Technology and randomization matter

How CVRs are generated varies by vendor and can determine whether files can safely be released. A Votebeat/Spotlight PA review found that Lycoming County's system randomizes the order of ballots in its CVR, a technique the court said can help protect secrecy, but not all counties use the same randomization or even have software that produces CVRs in the same format. That patchwork of systems means some counties may be able to release full CVRs without much risk while others may have to provide aggregated or redacted outputs instead, according to Spotlight PA.

Privacy experts raise alarms

Outside researchers warn that raw CVR files can be paired with public voter-roll data and other records in ways that may expose how specific people voted in some situations. "CVR data could be paired with public voter rolls to identify names, addresses and voting patterns," Dr. Chris Fowler told local reporters, adding that the ruling "will expose more voters and create fewer resources to deal with it," as reported by FOX43. Those risks are particularly high in very small precincts or low-turnout contests, where even randomized outputs might not prevent someone from figuring out who voted for whom.
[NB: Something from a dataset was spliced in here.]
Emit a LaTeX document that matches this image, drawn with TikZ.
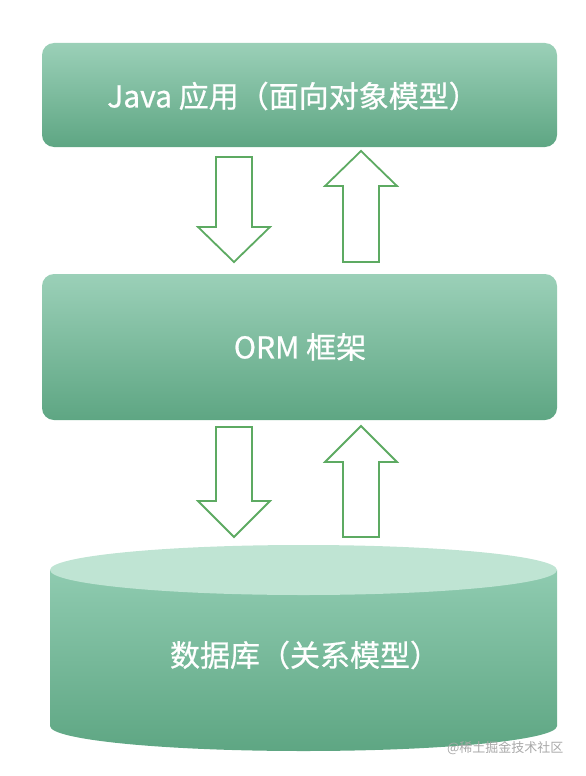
\documentclass[tikz,border=0pt]{standalone}
\usepackage{fontspec}
\setmainfont{Noto Sans CJK SC}
\newfontfamily\cjk[FakeBold=0.7]{Noto Sans CJK SC}
\newfontfamily\cjkwm{Noto Sans CJK SC}
\usetikzlibrary{shapes.geometric}
\definecolor{gtop}{HTML}{9BD0B8}
\definecolor{gbot}{HTML}{5EA683}
\definecolor{ctop}{HTML}{BFE4D3}
\definecolor{cside}{HTML}{8FCBB0}
\definecolor{arrowgreen}{HTML}{5DAA62}
\definecolor{wm}{HTML}{A8A8A8}
\tikzset{
  box/.style={rounded corners=12pt, top color=gtop, bottom color=gbot, draw=none,
    minimum width=515pt},
  bigarrow/.style={draw=arrowgreen, line width=1.8pt, fill=white, line join=miter},
  label/.style={text=white, font=\cjk\fontsize{30}{34}\selectfont},
}
\begin{document}
\begin{tikzpicture}[x=1pt,y=-1pt]
\useasboundingbox (0,0) rectangle (586,776);
% top box
\node[box, minimum height=104pt] (java) at (299.5,95) {};
\node[label] (javat) at (293,96) {Java 应用（面向对象模型）};
% middle box
\node[box, minimum height=146pt] (orm) at (299.5,347) {};
\node[label] (ormt) at (300,347) {ORM 框架};
% arrows between java and orm
\draw[bigarrow] (216,157) -- (252,157) -- (252,227) -- (270,227) -- (234,262) -- (198,227) -- (216,227) -- cycle;
\draw[bigarrow] (361,151) -- (397,186) -- (379,186) -- (379,262) -- (343,262) -- (343,186) -- (325,186) -- cycle;
% arrows between orm and db
\draw[bigarrow] (216,427) -- (252,427) -- (252,501) -- (270,501) -- (234,537) -- (198,501) -- (216,501) -- cycle;
\draw[bigarrow] (361,426) -- (397,462) -- (379,462) -- (379,537) -- (343,537) -- (343,462) -- (325,462) -- cycle;
% database cylinder
\shade[top color=cside, bottom color=gbot] (50,570) -- (50,726) arc[start angle=180, end angle=360, x radius=253.5, y radius=-25] -- (557,570) -- cycle;
\fill[ctop] (303.5,570) ellipse[x radius=253.5, y radius=25];
\node[label] (db) at (305,655) {数据库（关系模型）};
\node[text=wm, font=\cjkwm\fontsize{13}{15}\selectfont, anchor=east] (wmk) at (567,748) {@稀土掘金技术社区};
\end{tikzpicture}
\end{document}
Legal implications and what’s next

The decision turns on how the Right-to-Know Law interacts with Section 308 of the Election Code, the provision that contains the "contents" exemption, and it signals that technical details and local practices will determine whether files are released or withheld in particular counties. The Department of State has said it is reviewing the opinion and working with counties on implementation. That guidance will likely determine whether this unfolds as a wave of local disclosures, a new round of litigation over specific counties, or a push for lawmakers to clarify the statute. For the court's full analysis, see the Pennsylvania Supreme Court opinion.

What to watch

All eyes now are on three fronts: formal guidance from the Department of State, the first county-level CVR releases, and any fresh court fights or legislative fixes. Those moves will shape how Pennsylvanians gain access to the data while keeping individual ballots secret. Reporters and researchers will be tracking which counties publish full CVRs, which offer only redacted or aggregated files, and whether lawmakers move to rewrite the decades-old statutory language that the court said no longer lines up with modern voting technology, per reporting from Penn Capital-Star.